Fakta penebangan liar
Dunia
Sebuah studi kerjasama antara
Britania Raya dengan Indonesia pada 1998 mengindikasikan bahwa sekitar 40% dari
seluruh kegiatan penebangan adalah liar, dengan nilai mencapai 365 juta dolar
AS.
Studi yang
lebih baru membandingkan penebangan sah dengan konsumsi domestik ditambah
dengan elspor mengindikasikan bahwa 88% dari seluruh kegiatan penebangan adalah
merupakan penebangan liar.
Malaysia
merupakan tempat transit utama dari produk kayu ilegal dari Indonesia.
Amerika
Di Brasil, 80% dari penebangan di
Amazon melanggar ketentuan pemerintah. Korupsi menjadi pusat dari seluruh
kegiatan penebangan ilegal tersebut.
Produk kayu
di Brasil sering diistilahkan dengan “emas hijau” dikarenakan harganya yang
mahal (Kayu mahogani berharga 1.600 dolar AS per meter kubiknya).
Mahogani
ilegal membuka jalan bagi penebangan liar untuk spesies yang lain dan untuk
eksploitasi yang lebih luas di Amazon.
Dampak pembalakan liar
Data yang
dikeluarkan Bank Dunia menunjukkan bahwa sejak tahun 1985-1997 Indonesia telah
kehilangan hutan sekitar 1,5 juta hektar setiap tahun dan diperkirakan sekitar
20 juta hutan produksi yang tersisa. Penebangan liar berkaitan dengan
meningkatnya kebutuhan kayu di pasar internasional, besarnya kapasitas
terpasang industri kayu dalam negeri, konsumsi lokal, lemahnya penegakan hukum,
dan pemutihan kayu yang terjadi di luar kawasan tebangan.
Berdasarkan
hasil analisis FWI dan GFW dalam kurun waktu 50 tahun, luas tutupan hutan
Indonesia mengalami penurunan sekitar 40% dari total tutupan hutan di seluruh
Indonesia. Dan sebagian besar, kerusakan hutan (deforestasi) di Indonesia
akibat dari sistem politik dan ekonomi yang menganggap sumber daya hutan
sebagai sumber pendapatan dan bisa dieksploitasi untuk kepentingan politik
serta keuntungan pribadi.
Menurut data
Departemen Kehutanan tahun 2006, luas hutan yang rusak dan tidak dapat
berfungsi optimal telah mencapai 59,6 juta hektar dari 120,35 juta hektar
kawasan hutan di Indonesia, dengan laju deforestasi dalam lima tahun terakhir
mencapai 2,83 juta hektar per tahun. Bila keadaan seperti ini dipertahankan,
dimana Sumatera dan Kalimantan sudah kehilangan hutannya, maka hutan di
Sulawesi dan Papua akan mengalami hal yang sama. Menurut analisis World Bank,
hutan di Sulawesi diperkirakan akan hilang tahun 2010.
Praktek
pembalakan liar dan eksploitasi hutan yang tidak mengindahkan kelestarian,
mengakibatkan kehancuran sumber daya hutan yang tidak ternilai harganya,
kehancuran kehidupan masyarakat dan kehilangan kayu senilai US$ 5 milyar,
diantaranya berupa pendapatan negara kurang lebih US$1.4 milyar setiap tahun.

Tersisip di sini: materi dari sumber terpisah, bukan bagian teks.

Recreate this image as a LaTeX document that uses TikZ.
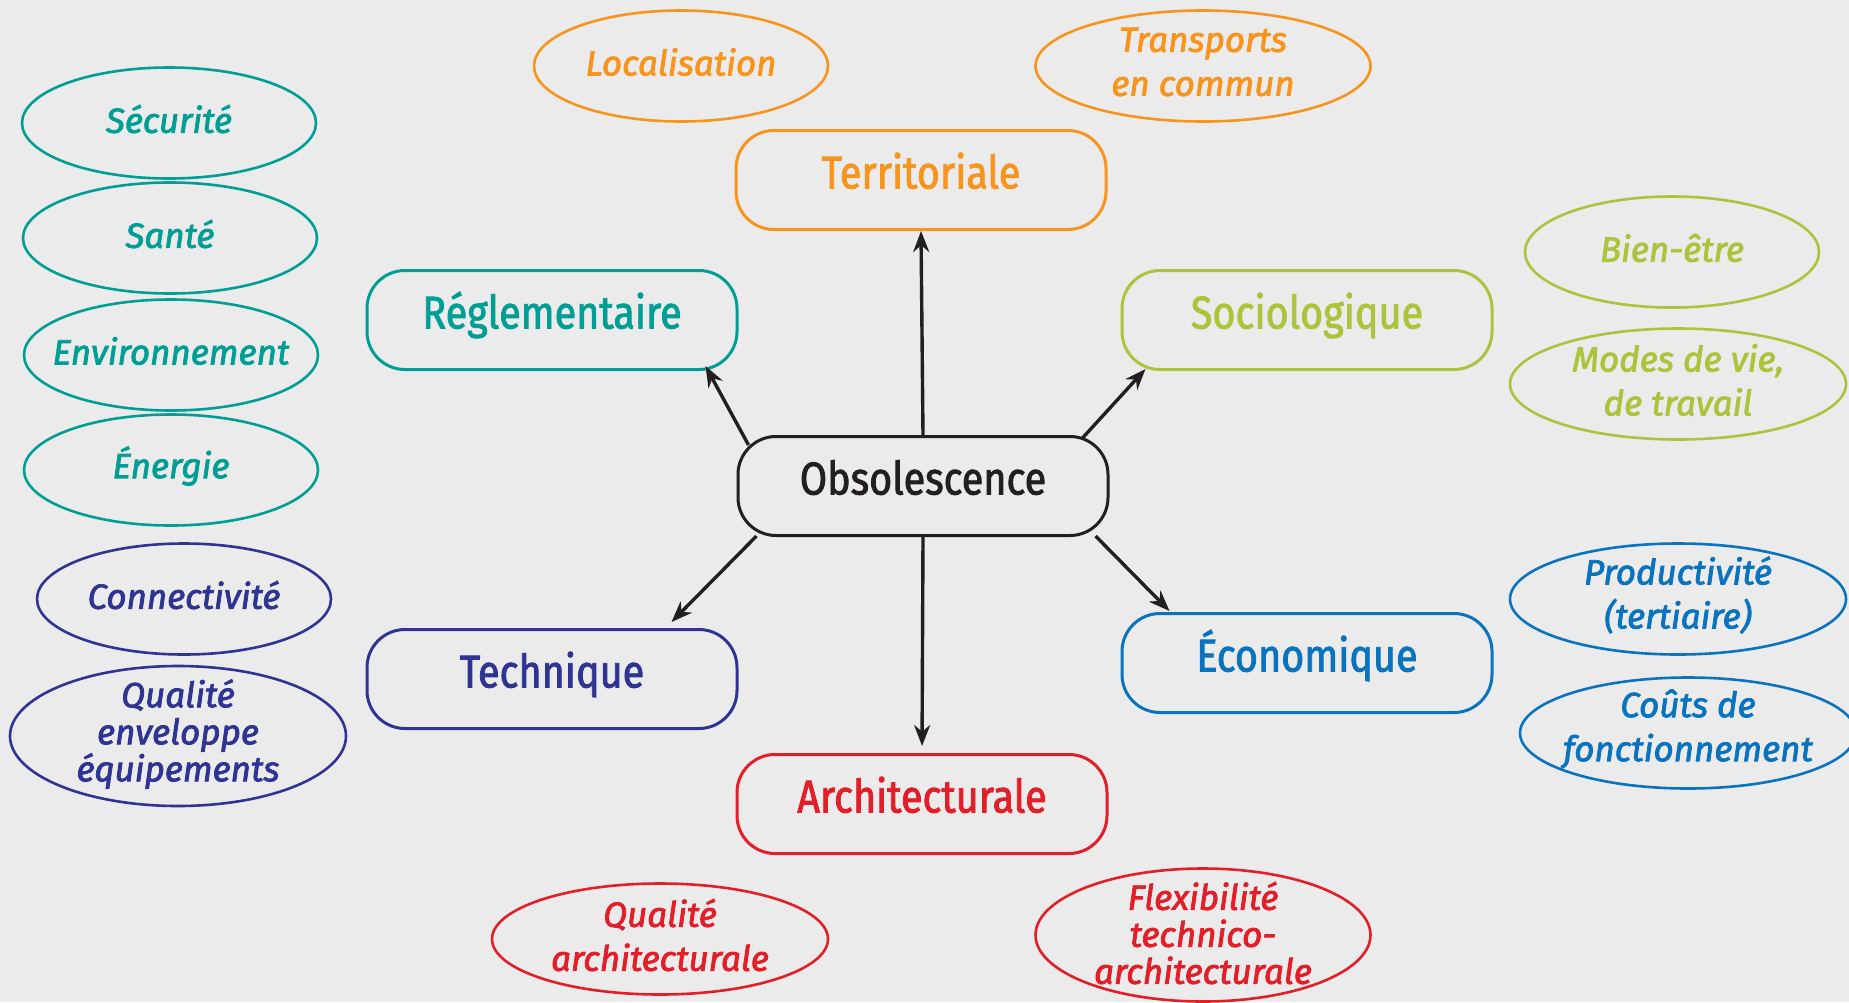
\documentclass[tikz,border=0pt]{standalone}
\usepackage{fontspec}
\setmainfont{Fira Sans}
\newfontfamily\boxfont[FakeStretch=0.86,FakeBold=1.8]{Fira Sans}
\newfontfamily\ovfont{Fira Sans}[ItalicFeatures={FakeBold=2.2}]
\usetikzlibrary{shapes.geometric,arrows.meta,calc}
\definecolor{bgc}{RGB}{235,235,235}
\definecolor{orangec}{RGB}{247,148,30}
\definecolor{tealc}{RGB}{0,158,148}
\definecolor{olivec}{RGB}{170,196,60}
\definecolor{indigoc}{RGB}{46,52,146}
\definecolor{bluec}{RGB}{10,115,190}
\definecolor{redc}{RGB}{226,30,40}
\definecolor{darkc}{RGB}{35,31,32}
\tikzset{
  mainbox/.style={draw=#1, text=#1, rectangle, rounded corners=38pt, line width=3pt,
    minimum width=370pt, minimum height=99pt, inner sep=0pt,
    text height=30pt, text depth=13pt,
    font=\boxfont\fontsize{46}{50}\selectfont},
  oval/.style 2 args={draw=#1, ellipse, line width=2.6pt, inner sep=0pt,
    minimum width=#2},
  otext/.style={text=#1, align=center, yshift=4pt, font=\ovfont\itshape\fontsize{35}{44}\selectfont},
  otextt/.style={text=#1, align=center, yshift=2pt, font=\ovfont\itshape\fontsize{35}{37}\selectfont},
  arr/.style={line width=3.4pt, draw=darkc, -{Stealth[length=21pt,width=16pt]}}
}
\begin{document}
\begin{tikzpicture}[x=1pt,y=-1pt]
\fill[bgc] (0,0) rectangle (1849,1002);
\useasboundingbox (0,0) rectangle (1849,1002);

% main boxes
\node[mainbox=darkc] (obs) at (923,486) {Obsolescence};
\node[mainbox=orangec] (terr) at (921,180) {Territoriale};
\node[mainbox=tealc] (regl) at (552,320) {Réglementaire};
\node[mainbox=olivec] (soc) at (1307,320) {Sociologique};
\node[mainbox=indigoc] (tech) at (552,679) {Technique};
\node[mainbox=bluec] (eco) at (1307,663) {Économique};
\node[mainbox=redc] (arch) at (922,804) {Architecturale};

% ovals - orange
\node[oval={orangec}{294pt}, minimum height=111pt, label={[otext=orangec]center:Localisation}] (loc) at (681,66) {};
\node[oval={orangec}{335pt}, minimum height=111pt, label={[otext=orangec]center:Transports\\en commun}] (transp) at (1203,66) {};
% teal
\node[oval={tealc}{294pt}, minimum height=111pt, label={[otext=tealc]center:Sécurité}] (secu) at (169,123) {};
\node[oval={tealc}{294pt}, minimum height=111pt, label={[otext=tealc]center:Santé}] (sante) at (170,238) {};
\node[oval={tealc}{294pt}, minimum height=111pt, label={[otext=tealc]center:Environnement}] (env) at (171,355) {};
\node[oval={tealc}{294pt}, minimum height=111pt, label={[otext=tealc]center:Énergie}] (ener) at (171,470) {};
% indigo
\node[oval={indigoc}{294pt}, minimum height=111pt, label={[otext=indigoc]center:Connectivité}] (conn) at (184,599) {};
\node[oval={indigoc}{336pt}, minimum height=140pt, label={[otextt=indigoc]center:Qualité\\enveloppe\\équipements}] (qual) at (178,736) {};
% olive
\node[oval={olivec}{294pt}, minimum height=111pt, label={[otext=olivec]center:Bien-être}] (bien) at (1672,252) {};
\node[oval={olivec}{336pt}, minimum height=111pt, label={[otext=olivec]center:Modes de vie,\\de travail}] (modes) at (1678,384) {};
% blue
\node[oval={bluec}{336pt}, minimum height=111pt, label={[otext=bluec]center:Productivité\\(tertiaire)}] (prod) at (1678,599) {};
\node[oval={bluec}{336pt}, minimum height=111pt, label={[otext=bluec]center:Coûts de\\fonctionnement}] (couts) at (1688,733) {};
% red
\node[oval={redc}{336pt}, minimum height=111pt, label={[otext=redc]center:Qualité\\architecturale}] (qarch) at (660,939) {};
\node[oval={redc}{335pt}, minimum height=133pt, label={[otextt=redc]center:Flexibilité\\technico-\\architecturale}] (flex) at (1203,935) {};

% arrows
\draw[arr] (obs.north) -- (terr.south);
\draw[arr] ($(obs.north west)+(12,10)$) -- ($(regl.south east)+(-33,-5)$);
\draw[arr] ($(obs.north east)+(-27,3)$) -- ($(soc.south west)+(25,-2)$);
\draw[arr] ($(obs.south west)+(20,-1)$) -- ($(tech.north east)+(-67,-6)$);
\draw[arr] ($(obs.south east)+(-14,-1)$) -- ($(eco.north west)+(49,-1)$);
\draw[arr, shorten >=7pt] (obs.south) -- (arch.north);
\end{tikzpicture}
\end{document}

Kerugian tersebut belum menghitung hilangnya nilai keanekaragaman hayati serta
jasa-jasa lingkungan yang dapat dihasilkan dari sumber daya hutan.
Penelitian Greenpeace mencatat tingkat kerusakan hutan di Indonesia
mencapai angka 3,8 juta hektar pertahun, yang sebagian besar disebabkan oleh
aktivitas illegal logging atau penebangan liar (Johnston, 2004). Sedangkan data
Badan Penelitian Departemen Kehutanan menunjukan angka Rp. 83 milyar perhari
sebagai kerugian finansial akibat penebangan liar (Antara, 2004).